Instructions to follow -
Copy the data precisely, character for character, and leave out every picture.

Data block -
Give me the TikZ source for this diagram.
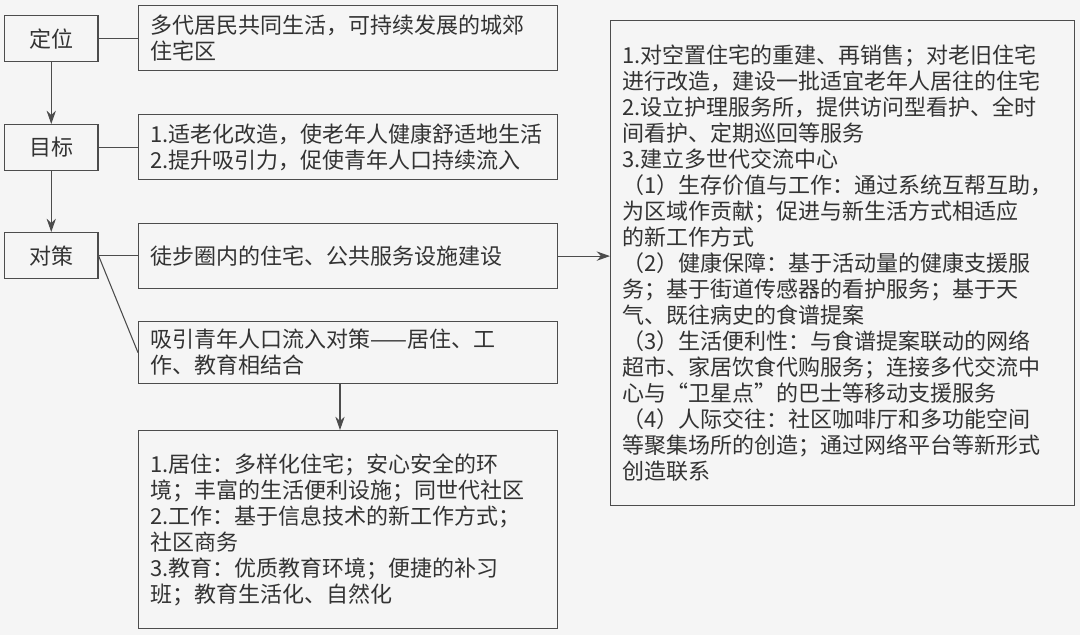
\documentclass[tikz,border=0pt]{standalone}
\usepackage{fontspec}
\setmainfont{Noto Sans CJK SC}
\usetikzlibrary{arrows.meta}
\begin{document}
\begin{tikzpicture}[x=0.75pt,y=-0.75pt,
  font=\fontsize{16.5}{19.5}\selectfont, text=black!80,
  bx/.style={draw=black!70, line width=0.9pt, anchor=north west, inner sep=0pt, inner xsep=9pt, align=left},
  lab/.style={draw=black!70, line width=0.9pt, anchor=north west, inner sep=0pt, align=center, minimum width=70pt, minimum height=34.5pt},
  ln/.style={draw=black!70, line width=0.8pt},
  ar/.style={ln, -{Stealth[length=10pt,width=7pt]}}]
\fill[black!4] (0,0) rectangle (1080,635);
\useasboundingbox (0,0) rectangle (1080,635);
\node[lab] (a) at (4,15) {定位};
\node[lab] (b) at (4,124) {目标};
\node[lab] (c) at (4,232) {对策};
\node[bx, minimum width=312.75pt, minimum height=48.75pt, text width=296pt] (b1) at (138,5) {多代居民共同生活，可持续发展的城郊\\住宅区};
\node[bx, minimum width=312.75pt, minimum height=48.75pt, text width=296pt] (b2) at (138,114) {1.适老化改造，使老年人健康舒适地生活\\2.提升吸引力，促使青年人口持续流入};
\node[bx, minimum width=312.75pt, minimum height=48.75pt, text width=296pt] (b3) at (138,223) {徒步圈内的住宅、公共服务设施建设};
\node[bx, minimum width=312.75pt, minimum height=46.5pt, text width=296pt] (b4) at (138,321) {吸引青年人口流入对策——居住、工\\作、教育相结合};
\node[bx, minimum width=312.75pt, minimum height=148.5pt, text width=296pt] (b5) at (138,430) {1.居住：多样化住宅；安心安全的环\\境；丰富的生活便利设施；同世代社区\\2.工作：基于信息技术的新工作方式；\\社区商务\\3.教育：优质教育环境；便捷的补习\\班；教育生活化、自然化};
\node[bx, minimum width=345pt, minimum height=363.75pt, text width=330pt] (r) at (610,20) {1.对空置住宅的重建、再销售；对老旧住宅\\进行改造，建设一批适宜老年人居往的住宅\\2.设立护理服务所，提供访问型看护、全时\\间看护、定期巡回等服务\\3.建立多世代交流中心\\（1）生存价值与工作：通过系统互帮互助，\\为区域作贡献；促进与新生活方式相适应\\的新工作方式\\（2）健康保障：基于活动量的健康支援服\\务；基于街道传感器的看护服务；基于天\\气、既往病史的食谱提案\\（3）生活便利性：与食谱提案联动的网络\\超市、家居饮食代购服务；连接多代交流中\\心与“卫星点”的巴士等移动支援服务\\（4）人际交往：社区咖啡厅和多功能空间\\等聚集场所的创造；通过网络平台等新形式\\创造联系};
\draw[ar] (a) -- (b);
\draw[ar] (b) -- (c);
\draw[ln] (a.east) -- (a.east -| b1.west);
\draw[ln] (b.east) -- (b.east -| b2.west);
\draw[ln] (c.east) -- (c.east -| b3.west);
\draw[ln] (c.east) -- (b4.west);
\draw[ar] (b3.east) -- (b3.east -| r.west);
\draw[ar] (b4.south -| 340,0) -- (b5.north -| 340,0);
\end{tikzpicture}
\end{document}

Completed task -
Give me the TikZ source for this diagram.
\documentclass[tikz,border=0pt]{standalone}
\usepackage{fontspec}
\setmainfont{Noto Sans CJK SC}
\usetikzlibrary{arrows.meta}
\begin{document}
\begin{tikzpicture}[x=0.75pt,y=-0.75pt,
  font=\fontsize{16.5}{19.5}\selectfont, text=black!80,
  bx/.style={draw=black!70, line width=0.9pt, anchor=north west, inner sep=0pt, inner xsep=9pt, align=left},
  lab/.style={draw=black!70, line width=0.9pt, anchor=north west, inner sep=0pt, align=center, minimum width=70pt, minimum height=34.5pt},
  ln/.style={draw=black!70, line width=0.8pt},
  ar/.style={ln, -{Stealth[length=10pt,width=7pt]}}]
\fill[black!4] (0,0) rectangle (1080,635);
\useasboundingbox (0,0) rectangle (1080,635);
\node[lab] (a) at (4,15) {定位};
\node[lab] (b) at (4,124) {目标};
\node[lab] (c) at (4,232) {对策};
\node[bx, minimum width=312.75pt, minimum height=48.75pt, text width=296pt] (b1) at (138,5) {多代居民共同生活，可持续发展的城郊\\住宅区};
\node[bx, minimum width=312.75pt, minimum height=48.75pt, text width=296pt] (b2) at (138,114) {1.适老化改造，使老年人健康舒适地生活\\2.提升吸引力，促使青年人口持续流入};
\node[bx, minimum width=312.75pt, minimum height=48.75pt, text width=296pt] (b3) at (138,223) {徒步圈内的住宅、公共服务设施建设};
\node[bx, minimum width=312.75pt, minimum height=46.5pt, text width=296pt] (b4) at (138,321) {吸引青年人口流入对策——居住、工\\作、教育相结合};
\node[bx, minimum width=312.75pt, minimum height=148.5pt, text width=296pt] (b5) at (138,430) {1.居住：多样化住宅；安心安全的环\\境；丰富的生活便利设施；同世代社区\\2.工作：基于信息技术的新工作方式；\\社区商务\\3.教育：优质教育环境；便捷的补习\\班；教育生活化、自然化};
\node[bx, minimum width=345pt, minimum height=363.75pt, text width=330pt] (r) at (610,20) {1.对空置住宅的重建、再销售；对老旧住宅\\进行改造，建设一批适宜老年人居往的住宅\\2.设立护理服务所，提供访问型看护、全时\\间看护、定期巡回等服务\\3.建立多世代交流中心\\（1）生存价值与工作：通过系统互帮互助，\\为区域作贡献；促进与新生活方式相适应\\的新工作方式\\（2）健康保障：基于活动量的健康支援服\\务；基于街道传感器的看护服务；基于天\\气、既往病史的食谱提案\\（3）生活便利性：与食谱提案联动的网络\\超市、家居饮食代购服务；连接多代交流中\\心与“卫星点”的巴士等移动支援服务\\（4）人际交往：社区咖啡厅和多功能空间\\等聚集场所的创造；通过网络平台等新形式\\创造联系};
\draw[ar] (a) -- (b);
\draw[ar] (b) -- (c);
\draw[ln] (a.east) -- (a.east -| b1.west);
\draw[ln] (b.east) -- (b.east -| b2.west);
\draw[ln] (c.east) -- (c.east -| b3.west);
\draw[ln] (c.east) -- (b4.west);
\draw[ar] (b3.east) -- (b3.east -| r.west);
\draw[ar] (b4.south -| 340,0) -- (b5.north -| 340,0);
\end{tikzpicture}
\end{document}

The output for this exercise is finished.